Data extract =
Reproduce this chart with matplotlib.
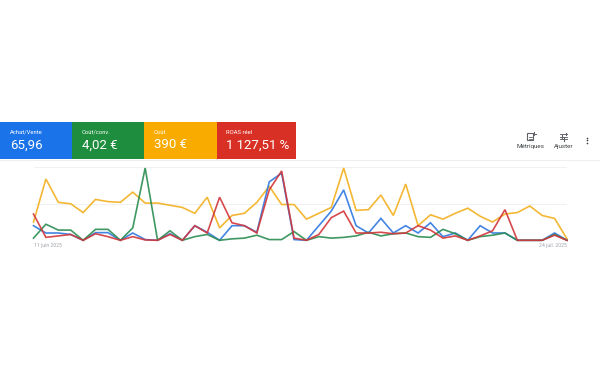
import matplotlib
matplotlib.use("Agg")
import matplotlib.pyplot as plt
from matplotlib.patches import Rectangle

plt.rcParams['font.family'] = ['Roboto', 'DejaVu Sans']

yellow = [25,84,52,50,38,56,53,52,66,51,51,48,45,37,59,17,34,37,52,74,49,49,29,37,45,99,41,42,62,34,77,20,35,29,37,44,33,25,36,38,47,34,30,2]
blue   = [20,10,10,8,0,10.5,10.5,0,10,1,0,9,0,20,11,0,20,20,11,80,92,1,0,20,40,69,20,10,30,10,20,10,24,5,10,0,20,10,10,0,0,0,10,0]
red    = [36,4,6,8,0,9,5,0,5,0.5,0,8,0,20,10,59,24,20,10,69,95,3,0,8,31,40,10,10,11,9,10,20,14,3,6,0,6,13,42,0,0,0,7,0]
green  = [3,22,14,14,0,15,15,0,17,99,0,13,0,5,8,0,2,3,7,1,1,12,0,5,3,4,6,11,6,9,10,5,4,15,9,0,5,7,10,0,0,0,8,0]
days = list(range(len(yellow)))

card_titles = ["Achat/Vente", "Coût/conv.", "Coût", "ROAS réel"]
card_values = ["65,96", "4,02 €", "390 €", "1 127,51 %"]
card_colors = ["#1a73e8", "#1e8e3e", "#f9ab00", "#d93025"]
card_edges = [0, 72, 144.3, 216.6, 296]
x_labels = ["11 juin 2025", "24 juil. 2025"]
action_labels = ["Métriques", "Ajuster"]

fig = plt.figure(figsize=(6, 3.75), dpi=100)

ov = fig.add_axes([0, 0, 1, 1])
ov.set_xlim(0, 600); ov.set_ylim(375, 0); ov.axis('off')
for i, (t, v, c) in enumerate(zip(card_titles, card_values, card_colors)):
    x0, x1 = card_edges[i], card_edges[i+1]
    ov.add_patch(Rectangle((x0, 122), x1-x0, 37, fc=c, ec='none'))
    ov.text(x0+9.8, 132.2, t, color='white', fontsize=4.2, va='center', ha='left')
    ov.text(x0+9.8, 145, v, color='white', fontsize=9.5, va='center', ha='left')
ov.plot([0, 600], [159.6, 159.6], color='#eceef0', lw=0.7)

# Métriques icon
ov.add_patch(Rectangle((527, 133), 6, 7, fc='none', ec='#5f6368', lw=0.8))
ov.plot([529, 531.5], [137, 137], color='#5f6368', lw=0.6)
ov.plot([529, 531.5], [138.6, 138.6], color='#5f6368', lw=0.6)
ov.plot([534, 534], [132, 135], color='#5f6368', lw=0.7)
ov.plot([532.5, 535.5], [133.5, 133.5], color='#5f6368', lw=0.7)
# Ajuster icon
for y, a, b in [(133.8, 565, 566), (136.5, 561, 562.5), (139.3, 563.5, 565)]:
    ov.plot([560, 567], [y, y], color='#5f6368', lw=0.65)
    ov.plot([(a+b)/2]*2, [y-1.2, y+1.2], color='#5f6368', lw=0.8)
ov.text(530.2, 146.7, action_labels[0], color='#3c4043', fontsize=4.5, ha='center', va='center')
ov.text(563.3, 146.7, action_labels[1], color='#3c4043', fontsize=4.5, ha='center', va='center')
ov.plot([587.3]*3, [137.7, 140.4, 143.1], ls='none', marker='o', ms=1.2, mew=0, color='#3c4043')

L, R, T, B = 33.5, 567, 167.3, 240.3
ax = fig.add_axes([L/600, 1-B/375, (R-L)/600, (B-T)/375])
ax.patch.set_alpha(0)
ax.set_xlim(days[0], days[-1]); ax.set_ylim(0, 100)
for s in ax.spines.values():
    s.set_visible(False)
ax.set_yticks([50, 100]); ax.set_yticklabels([])
ax.tick_params(length=0)
ax.grid(axis='y', color='#f0f1f2', lw=0.7)
ax.set_axisbelow(True)
ax.axhline(0, color='#c4c7c9', lw=0.8, zorder=1)
kw = dict(lw=1.2, alpha=0.9, clip_on=False, solid_joinstyle='miter')
ax.plot(days, yellow, color='#f2b01e', zorder=2, **kw)
ax.plot(days, blue, color='#2f78e0', zorder=3, **kw)
ax.plot(days, green, color='#2a8c50', zorder=4, **kw)
ax.plot(days, red, color='#d2363a', zorder=5, **kw)
ax.set_xticks([])
ov.text(33.8, 246, x_labels[0], color='#a0a5aa', fontsize=3.7, ha='left', va='center')
ov.text(566.5, 246, x_labels[1], color='#a0a5aa', fontsize=3.7, ha='right', va='center')

fig.savefig("out.png", dpi=100)
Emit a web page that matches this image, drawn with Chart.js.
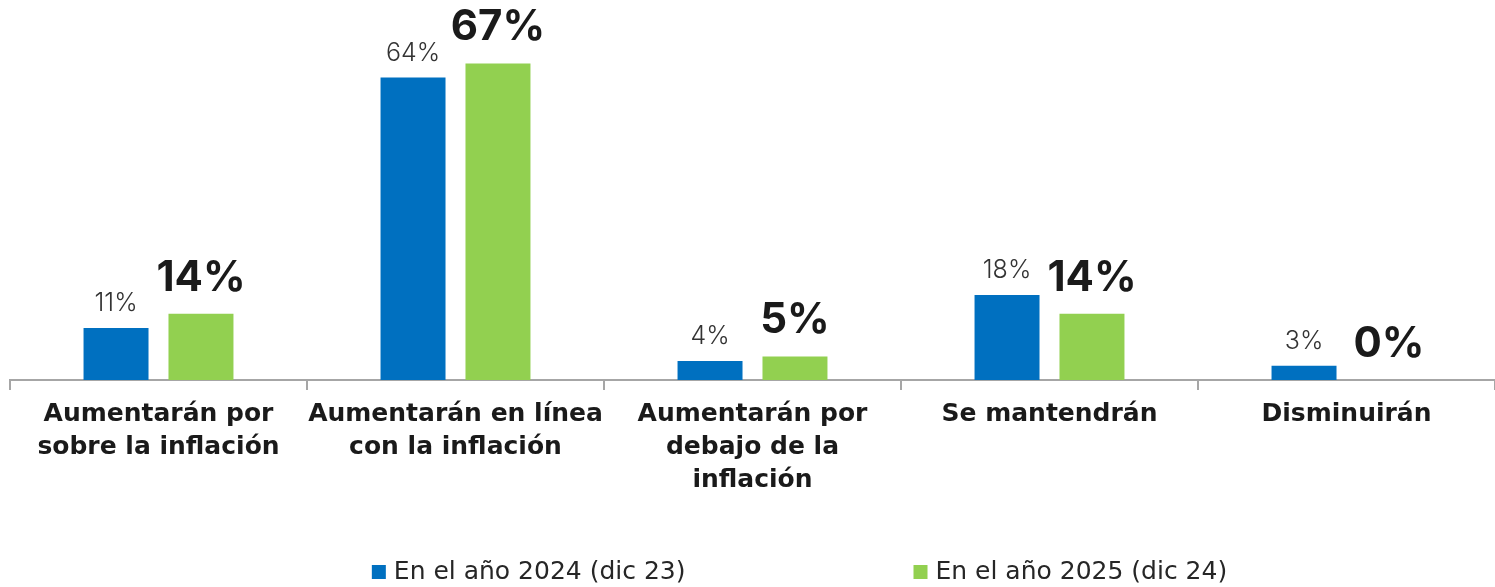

Exercise task =
Filter the listing above for the string "this" and copy every matching line.

Completed exercise =
Reproduce this chart with matplotlib.
Emit a web page that matches this image, drawn with Chart.js.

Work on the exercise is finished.